| SHORT TASK |
Copy the lines below as they are; omit the images they contain.

○ ○ ○ ○ ○ ○ ○

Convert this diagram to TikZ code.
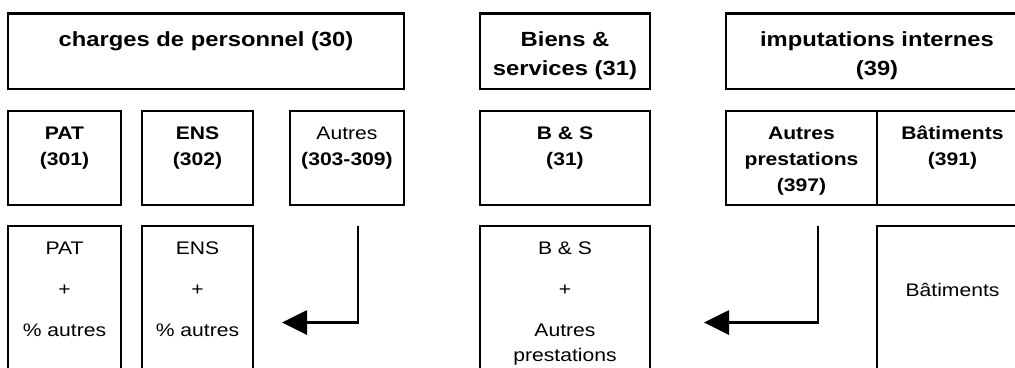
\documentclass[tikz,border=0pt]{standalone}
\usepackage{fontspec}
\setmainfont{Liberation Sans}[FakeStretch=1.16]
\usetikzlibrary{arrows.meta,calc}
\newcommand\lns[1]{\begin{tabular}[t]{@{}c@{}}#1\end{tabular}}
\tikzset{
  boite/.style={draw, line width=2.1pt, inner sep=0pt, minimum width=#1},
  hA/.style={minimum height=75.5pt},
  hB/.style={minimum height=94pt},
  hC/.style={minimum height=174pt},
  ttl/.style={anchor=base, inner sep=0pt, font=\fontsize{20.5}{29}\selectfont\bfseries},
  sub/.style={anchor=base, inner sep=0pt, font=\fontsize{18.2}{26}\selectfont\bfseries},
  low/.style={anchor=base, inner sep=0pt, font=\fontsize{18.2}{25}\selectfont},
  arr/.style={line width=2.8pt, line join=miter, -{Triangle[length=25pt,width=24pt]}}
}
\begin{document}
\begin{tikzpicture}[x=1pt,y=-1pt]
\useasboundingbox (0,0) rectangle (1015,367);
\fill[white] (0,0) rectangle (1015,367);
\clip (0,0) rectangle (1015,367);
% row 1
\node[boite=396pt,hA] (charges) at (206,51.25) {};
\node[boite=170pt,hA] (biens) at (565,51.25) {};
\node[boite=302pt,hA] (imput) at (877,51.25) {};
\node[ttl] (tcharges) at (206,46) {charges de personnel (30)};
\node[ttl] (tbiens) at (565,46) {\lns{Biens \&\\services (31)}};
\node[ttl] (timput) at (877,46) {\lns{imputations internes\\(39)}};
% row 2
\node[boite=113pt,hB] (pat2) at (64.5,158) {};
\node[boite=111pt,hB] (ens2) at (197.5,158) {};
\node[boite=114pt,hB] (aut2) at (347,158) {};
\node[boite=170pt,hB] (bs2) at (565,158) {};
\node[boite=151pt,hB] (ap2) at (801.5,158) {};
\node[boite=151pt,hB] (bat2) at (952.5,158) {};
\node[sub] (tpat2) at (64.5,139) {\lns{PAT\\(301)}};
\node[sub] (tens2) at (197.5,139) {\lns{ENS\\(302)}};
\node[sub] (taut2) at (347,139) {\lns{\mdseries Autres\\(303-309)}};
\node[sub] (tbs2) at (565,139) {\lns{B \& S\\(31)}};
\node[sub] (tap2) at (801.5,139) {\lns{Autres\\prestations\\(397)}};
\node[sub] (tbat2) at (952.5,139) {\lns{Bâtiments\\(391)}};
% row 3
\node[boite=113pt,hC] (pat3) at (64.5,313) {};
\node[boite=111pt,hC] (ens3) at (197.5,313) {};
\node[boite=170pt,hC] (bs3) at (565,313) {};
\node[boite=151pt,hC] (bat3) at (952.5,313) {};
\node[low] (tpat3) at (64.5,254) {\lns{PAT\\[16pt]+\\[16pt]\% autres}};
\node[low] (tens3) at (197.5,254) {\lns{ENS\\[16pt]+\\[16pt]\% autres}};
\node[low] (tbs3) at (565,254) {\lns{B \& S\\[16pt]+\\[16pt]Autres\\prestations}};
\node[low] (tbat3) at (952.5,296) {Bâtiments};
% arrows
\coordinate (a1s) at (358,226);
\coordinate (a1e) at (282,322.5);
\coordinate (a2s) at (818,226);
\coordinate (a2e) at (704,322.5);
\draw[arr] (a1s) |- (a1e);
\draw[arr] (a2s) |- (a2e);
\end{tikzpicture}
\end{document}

○ ○ ○ ○ ○ ○ ○

| EXPECTED ANSWER |
Convert this diagram to TikZ code.
\documentclass[tikz,border=0pt]{standalone}
\usepackage{fontspec}
\setmainfont{Liberation Sans}[FakeStretch=1.16]
\usetikzlibrary{arrows.meta,calc}
\newcommand\lns[1]{\begin{tabular}[t]{@{}c@{}}#1\end{tabular}}
\tikzset{
  boite/.style={draw, line width=2.1pt, inner sep=0pt, minimum width=#1},
  hA/.style={minimum height=75.5pt},
  hB/.style={minimum height=94pt},
  hC/.style={minimum height=174pt},
  ttl/.style={anchor=base, inner sep=0pt, font=\fontsize{20.5}{29}\selectfont\bfseries},
  sub/.style={anchor=base, inner sep=0pt, font=\fontsize{18.2}{26}\selectfont\bfseries},
  low/.style={anchor=base, inner sep=0pt, font=\fontsize{18.2}{25}\selectfont},
  arr/.style={line width=2.8pt, line join=miter, -{Triangle[length=25pt,width=24pt]}}
}
\begin{document}
\begin{tikzpicture}[x=1pt,y=-1pt]
\useasboundingbox (0,0) rectangle (1015,367);
\fill[white] (0,0) rectangle (1015,367);
\clip (0,0) rectangle (1015,367);
% row 1
\node[boite=396pt,hA] (charges) at (206,51.25) {};
\node[boite=170pt,hA] (biens) at (565,51.25) {};
\node[boite=302pt,hA] (imput) at (877,51.25) {};
\node[ttl] (tcharges) at (206,46) {charges de personnel (30)};
\node[ttl] (tbiens) at (565,46) {\lns{Biens \&\\services (31)}};
\node[ttl] (timput) at (877,46) {\lns{imputations internes\\(39)}};
% row 2
\node[boite=113pt,hB] (pat2) at (64.5,158) {};
\node[boite=111pt,hB] (ens2) at (197.5,158) {};
\node[boite=114pt,hB] (aut2) at (347,158) {};
\node[boite=170pt,hB] (bs2) at (565,158) {};
\node[boite=151pt,hB] (ap2) at (801.5,158) {};
\node[boite=151pt,hB] (bat2) at (952.5,158) {};
\node[sub] (tpat2) at (64.5,139) {\lns{PAT\\(301)}};
\node[sub] (tens2) at (197.5,139) {\lns{ENS\\(302)}};
\node[sub] (taut2) at (347,139) {\lns{\mdseries Autres\\(303-309)}};
\node[sub] (tbs2) at (565,139) {\lns{B \& S\\(31)}};
\node[sub] (tap2) at (801.5,139) {\lns{Autres\\prestations\\(397)}};
\node[sub] (tbat2) at (952.5,139) {\lns{Bâtiments\\(391)}};
% row 3
\node[boite=113pt,hC] (pat3) at (64.5,313) {};
\node[boite=111pt,hC] (ens3) at (197.5,313) {};
\node[boite=170pt,hC] (bs3) at (565,313) {};
\node[boite=151pt,hC] (bat3) at (952.5,313) {};
\node[low] (tpat3) at (64.5,254) {\lns{PAT\\[16pt]+\\[16pt]\% autres}};
\node[low] (tens3) at (197.5,254) {\lns{ENS\\[16pt]+\\[16pt]\% autres}};
\node[low] (tbs3) at (565,254) {\lns{B \& S\\[16pt]+\\[16pt]Autres\\prestations}};
\node[low] (tbat3) at (952.5,296) {Bâtiments};
% arrows
\coordinate (a1s) at (358,226);
\coordinate (a1e) at (282,322.5);
\coordinate (a2s) at (818,226);
\coordinate (a2e) at (704,322.5);
\draw[arr] (a1s) |- (a1e);
\draw[arr] (a2s) |- (a2e);
\end{tikzpicture}
\end{document}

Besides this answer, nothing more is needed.